While the federal government said it was still looking at extending endangered species status for sage grouse in Idaho, the U.S. Fish and Wildlife Service announced Oct. 25 that is proposing ESA status for sage grouse living in Nevada and California. After a 60-day comment period, a final decision on the bird's status is expected to be announced in early 2014.
Meanwhile, the sage grouse hunting season recently closed in Idaho. In select areas of the Gem State, hunters were allowed to bag one bird per day and a total of two birds between Sept. 21-27.
According to a 2010 University of Idaho study, "determining exact population numbers is impossible, but biologists can monitor yearly population fluctuations. Monitoring occurs on spring mating grounds, known as leks. In 2008, 748 leks across Idaho were surveyed from the air and ground."
The sage grouse, sometimes called the “prairie chicken,” is known for an elaborate strutting dance the male birds perform when courting females.
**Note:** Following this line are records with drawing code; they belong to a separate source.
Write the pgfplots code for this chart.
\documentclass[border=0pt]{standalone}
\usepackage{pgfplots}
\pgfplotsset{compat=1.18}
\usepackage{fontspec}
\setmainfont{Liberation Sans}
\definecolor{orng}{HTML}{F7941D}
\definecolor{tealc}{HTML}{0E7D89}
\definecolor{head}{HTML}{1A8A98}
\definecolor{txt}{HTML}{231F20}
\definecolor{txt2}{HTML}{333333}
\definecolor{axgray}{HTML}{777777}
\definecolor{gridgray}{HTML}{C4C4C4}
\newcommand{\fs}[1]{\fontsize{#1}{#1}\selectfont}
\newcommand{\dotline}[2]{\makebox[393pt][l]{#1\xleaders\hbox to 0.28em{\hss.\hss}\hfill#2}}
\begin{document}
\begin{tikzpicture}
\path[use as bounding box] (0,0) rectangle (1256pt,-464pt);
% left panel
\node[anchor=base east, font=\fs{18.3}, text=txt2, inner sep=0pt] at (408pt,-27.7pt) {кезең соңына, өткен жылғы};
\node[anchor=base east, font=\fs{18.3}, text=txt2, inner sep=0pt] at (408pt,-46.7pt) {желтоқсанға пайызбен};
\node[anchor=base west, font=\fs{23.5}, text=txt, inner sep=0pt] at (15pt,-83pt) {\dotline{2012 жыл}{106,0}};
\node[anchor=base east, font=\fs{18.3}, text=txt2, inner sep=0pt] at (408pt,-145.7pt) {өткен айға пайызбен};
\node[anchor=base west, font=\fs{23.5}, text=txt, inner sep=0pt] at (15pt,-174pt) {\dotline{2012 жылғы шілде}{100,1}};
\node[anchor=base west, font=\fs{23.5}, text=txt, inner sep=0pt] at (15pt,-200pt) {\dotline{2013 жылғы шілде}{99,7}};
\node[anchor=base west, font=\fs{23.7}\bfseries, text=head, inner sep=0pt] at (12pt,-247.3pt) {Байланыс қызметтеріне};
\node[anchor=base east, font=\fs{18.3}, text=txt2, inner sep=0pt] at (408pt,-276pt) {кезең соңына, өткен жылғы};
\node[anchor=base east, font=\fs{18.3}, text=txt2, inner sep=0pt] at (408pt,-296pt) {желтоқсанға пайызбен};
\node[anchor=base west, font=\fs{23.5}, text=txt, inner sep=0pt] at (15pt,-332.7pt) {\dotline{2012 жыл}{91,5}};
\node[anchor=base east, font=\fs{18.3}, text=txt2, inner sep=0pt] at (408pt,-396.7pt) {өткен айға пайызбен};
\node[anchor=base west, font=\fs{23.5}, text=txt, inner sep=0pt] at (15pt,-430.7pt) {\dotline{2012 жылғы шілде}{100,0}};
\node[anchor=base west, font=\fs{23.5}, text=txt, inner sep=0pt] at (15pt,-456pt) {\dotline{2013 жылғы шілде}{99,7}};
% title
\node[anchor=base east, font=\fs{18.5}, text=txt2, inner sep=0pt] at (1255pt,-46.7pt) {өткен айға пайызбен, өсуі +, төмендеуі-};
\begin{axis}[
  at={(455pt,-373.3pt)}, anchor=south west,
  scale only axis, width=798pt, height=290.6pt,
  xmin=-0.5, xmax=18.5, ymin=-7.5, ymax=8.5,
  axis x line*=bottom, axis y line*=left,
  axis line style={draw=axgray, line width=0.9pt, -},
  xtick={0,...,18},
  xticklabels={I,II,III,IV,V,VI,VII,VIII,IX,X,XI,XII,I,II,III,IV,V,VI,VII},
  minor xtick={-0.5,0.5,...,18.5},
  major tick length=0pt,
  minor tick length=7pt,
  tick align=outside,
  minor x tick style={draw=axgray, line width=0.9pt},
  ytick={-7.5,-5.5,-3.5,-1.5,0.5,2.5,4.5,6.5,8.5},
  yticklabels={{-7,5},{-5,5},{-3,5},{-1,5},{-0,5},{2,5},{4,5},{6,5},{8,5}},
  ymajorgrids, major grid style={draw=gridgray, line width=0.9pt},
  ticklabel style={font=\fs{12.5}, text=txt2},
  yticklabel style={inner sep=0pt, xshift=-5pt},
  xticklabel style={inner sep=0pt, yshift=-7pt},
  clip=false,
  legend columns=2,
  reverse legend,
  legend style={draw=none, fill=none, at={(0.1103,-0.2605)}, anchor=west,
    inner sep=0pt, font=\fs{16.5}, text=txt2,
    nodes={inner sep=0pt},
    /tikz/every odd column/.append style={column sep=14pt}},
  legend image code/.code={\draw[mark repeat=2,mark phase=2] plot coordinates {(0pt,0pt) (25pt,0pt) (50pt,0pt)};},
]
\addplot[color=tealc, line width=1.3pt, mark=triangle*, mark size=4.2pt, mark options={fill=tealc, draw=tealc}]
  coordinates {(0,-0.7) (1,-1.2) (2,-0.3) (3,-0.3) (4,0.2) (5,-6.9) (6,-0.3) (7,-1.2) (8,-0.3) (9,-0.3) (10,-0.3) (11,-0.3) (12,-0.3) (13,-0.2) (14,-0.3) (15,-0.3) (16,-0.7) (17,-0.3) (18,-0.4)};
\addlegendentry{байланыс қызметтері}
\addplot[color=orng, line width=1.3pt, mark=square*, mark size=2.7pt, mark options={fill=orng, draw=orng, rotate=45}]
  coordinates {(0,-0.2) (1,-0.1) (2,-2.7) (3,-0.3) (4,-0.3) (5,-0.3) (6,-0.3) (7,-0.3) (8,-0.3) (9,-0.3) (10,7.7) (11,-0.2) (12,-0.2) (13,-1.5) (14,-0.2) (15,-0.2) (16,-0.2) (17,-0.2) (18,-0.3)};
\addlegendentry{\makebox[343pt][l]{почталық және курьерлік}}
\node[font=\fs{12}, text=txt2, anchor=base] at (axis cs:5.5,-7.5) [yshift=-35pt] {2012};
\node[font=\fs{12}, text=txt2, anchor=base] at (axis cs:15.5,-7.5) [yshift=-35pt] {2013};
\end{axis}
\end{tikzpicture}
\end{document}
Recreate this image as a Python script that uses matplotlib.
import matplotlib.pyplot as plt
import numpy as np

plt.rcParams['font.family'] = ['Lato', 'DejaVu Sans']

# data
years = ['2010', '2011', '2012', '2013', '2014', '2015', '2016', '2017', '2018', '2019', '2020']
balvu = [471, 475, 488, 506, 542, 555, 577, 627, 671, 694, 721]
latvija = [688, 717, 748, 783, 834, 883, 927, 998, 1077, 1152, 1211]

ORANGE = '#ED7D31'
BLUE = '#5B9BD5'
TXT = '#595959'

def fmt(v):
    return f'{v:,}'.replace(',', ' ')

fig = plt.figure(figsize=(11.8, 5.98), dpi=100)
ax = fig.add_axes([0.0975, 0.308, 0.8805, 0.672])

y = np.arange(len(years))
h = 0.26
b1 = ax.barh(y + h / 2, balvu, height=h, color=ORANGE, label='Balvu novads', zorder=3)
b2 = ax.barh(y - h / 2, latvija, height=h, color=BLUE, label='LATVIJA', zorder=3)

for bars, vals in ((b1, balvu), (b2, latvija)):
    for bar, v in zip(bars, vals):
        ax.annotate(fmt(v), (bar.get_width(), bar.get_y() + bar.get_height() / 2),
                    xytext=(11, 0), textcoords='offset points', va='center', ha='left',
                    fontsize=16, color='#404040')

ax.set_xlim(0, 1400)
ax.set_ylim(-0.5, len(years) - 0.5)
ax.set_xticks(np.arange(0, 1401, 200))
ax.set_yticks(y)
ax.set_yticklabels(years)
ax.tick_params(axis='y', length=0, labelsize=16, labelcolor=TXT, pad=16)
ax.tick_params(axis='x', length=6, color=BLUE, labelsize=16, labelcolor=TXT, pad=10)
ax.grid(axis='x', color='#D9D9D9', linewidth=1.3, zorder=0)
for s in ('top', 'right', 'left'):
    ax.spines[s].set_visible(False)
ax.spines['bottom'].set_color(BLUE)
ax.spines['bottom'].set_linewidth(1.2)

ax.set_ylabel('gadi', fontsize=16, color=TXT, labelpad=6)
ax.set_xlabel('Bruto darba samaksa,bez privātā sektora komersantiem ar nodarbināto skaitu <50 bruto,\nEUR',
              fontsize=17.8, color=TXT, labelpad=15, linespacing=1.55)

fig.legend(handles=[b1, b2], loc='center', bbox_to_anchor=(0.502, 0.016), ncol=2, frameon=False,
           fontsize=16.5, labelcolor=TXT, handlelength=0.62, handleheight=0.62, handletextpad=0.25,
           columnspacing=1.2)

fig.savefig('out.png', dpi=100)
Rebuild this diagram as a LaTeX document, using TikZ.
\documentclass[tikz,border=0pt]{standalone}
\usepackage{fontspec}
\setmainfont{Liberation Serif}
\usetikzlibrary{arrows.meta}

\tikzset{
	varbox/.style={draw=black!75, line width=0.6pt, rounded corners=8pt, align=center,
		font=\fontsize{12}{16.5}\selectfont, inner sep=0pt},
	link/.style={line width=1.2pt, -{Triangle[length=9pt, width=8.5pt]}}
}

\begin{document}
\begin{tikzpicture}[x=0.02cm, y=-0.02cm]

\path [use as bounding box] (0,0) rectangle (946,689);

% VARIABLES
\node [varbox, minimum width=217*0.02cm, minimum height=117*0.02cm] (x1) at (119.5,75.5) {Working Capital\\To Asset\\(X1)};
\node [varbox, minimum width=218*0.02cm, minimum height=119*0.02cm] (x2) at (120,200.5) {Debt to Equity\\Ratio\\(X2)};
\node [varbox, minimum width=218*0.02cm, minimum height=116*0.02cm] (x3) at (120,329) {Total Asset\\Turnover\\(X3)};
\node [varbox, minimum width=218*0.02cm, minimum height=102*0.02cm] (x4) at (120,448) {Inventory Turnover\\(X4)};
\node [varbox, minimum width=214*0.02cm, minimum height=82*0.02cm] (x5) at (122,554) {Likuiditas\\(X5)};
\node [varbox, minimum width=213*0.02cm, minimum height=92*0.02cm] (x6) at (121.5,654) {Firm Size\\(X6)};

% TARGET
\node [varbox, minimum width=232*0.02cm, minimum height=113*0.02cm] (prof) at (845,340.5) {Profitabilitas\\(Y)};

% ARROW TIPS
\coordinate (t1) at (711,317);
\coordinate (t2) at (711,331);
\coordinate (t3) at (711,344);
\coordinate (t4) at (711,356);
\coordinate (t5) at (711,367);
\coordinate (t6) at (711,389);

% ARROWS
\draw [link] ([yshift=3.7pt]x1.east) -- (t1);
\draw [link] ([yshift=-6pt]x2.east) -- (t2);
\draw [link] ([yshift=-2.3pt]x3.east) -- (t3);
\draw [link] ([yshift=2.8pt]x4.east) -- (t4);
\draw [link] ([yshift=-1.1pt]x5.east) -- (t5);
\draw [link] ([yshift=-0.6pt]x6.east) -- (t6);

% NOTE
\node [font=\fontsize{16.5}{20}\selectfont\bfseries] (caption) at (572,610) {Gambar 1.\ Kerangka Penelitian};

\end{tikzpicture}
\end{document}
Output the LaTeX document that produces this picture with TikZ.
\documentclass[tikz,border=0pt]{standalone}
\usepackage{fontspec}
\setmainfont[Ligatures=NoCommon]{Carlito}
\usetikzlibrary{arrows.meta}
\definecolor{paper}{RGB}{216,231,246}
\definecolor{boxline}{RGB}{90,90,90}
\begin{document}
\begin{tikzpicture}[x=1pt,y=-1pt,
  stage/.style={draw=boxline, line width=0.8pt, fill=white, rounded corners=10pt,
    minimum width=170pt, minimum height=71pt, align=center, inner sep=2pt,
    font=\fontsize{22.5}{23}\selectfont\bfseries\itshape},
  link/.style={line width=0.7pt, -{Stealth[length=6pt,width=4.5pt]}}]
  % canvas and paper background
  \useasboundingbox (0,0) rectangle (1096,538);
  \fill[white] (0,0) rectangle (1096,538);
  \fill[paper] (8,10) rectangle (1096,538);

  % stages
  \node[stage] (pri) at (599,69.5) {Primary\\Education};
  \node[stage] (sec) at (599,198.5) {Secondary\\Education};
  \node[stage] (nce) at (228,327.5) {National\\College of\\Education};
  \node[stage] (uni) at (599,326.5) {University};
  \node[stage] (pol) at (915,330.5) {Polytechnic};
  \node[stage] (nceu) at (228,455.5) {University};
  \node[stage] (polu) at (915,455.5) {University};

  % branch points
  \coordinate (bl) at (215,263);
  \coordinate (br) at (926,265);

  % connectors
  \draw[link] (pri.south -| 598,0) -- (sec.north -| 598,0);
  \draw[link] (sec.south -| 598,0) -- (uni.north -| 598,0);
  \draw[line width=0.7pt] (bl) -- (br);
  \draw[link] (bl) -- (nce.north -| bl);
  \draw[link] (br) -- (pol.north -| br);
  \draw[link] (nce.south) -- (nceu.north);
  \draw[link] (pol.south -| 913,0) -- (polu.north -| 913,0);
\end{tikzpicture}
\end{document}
The species eats sagebrush, which is disappearing as its desert habitat is being developed.
The Fish and Wildlife Service estimates that only about 5,000 sage grouse are left in Nevada and California due to invasive species and energy development in the region.
Power lines and non-native pinyon pine and juniper trees introduced to the region have also given raptors, which eat the grouse, a better perch from which to pounce on their prey.
"It's not the 11th hour for sage grouse here, but it is maybe the 10th hour," said Fish and Wildlife Nevada Supervisor Ted Koch. "And that's good news. It means we have some time and space to turn things around."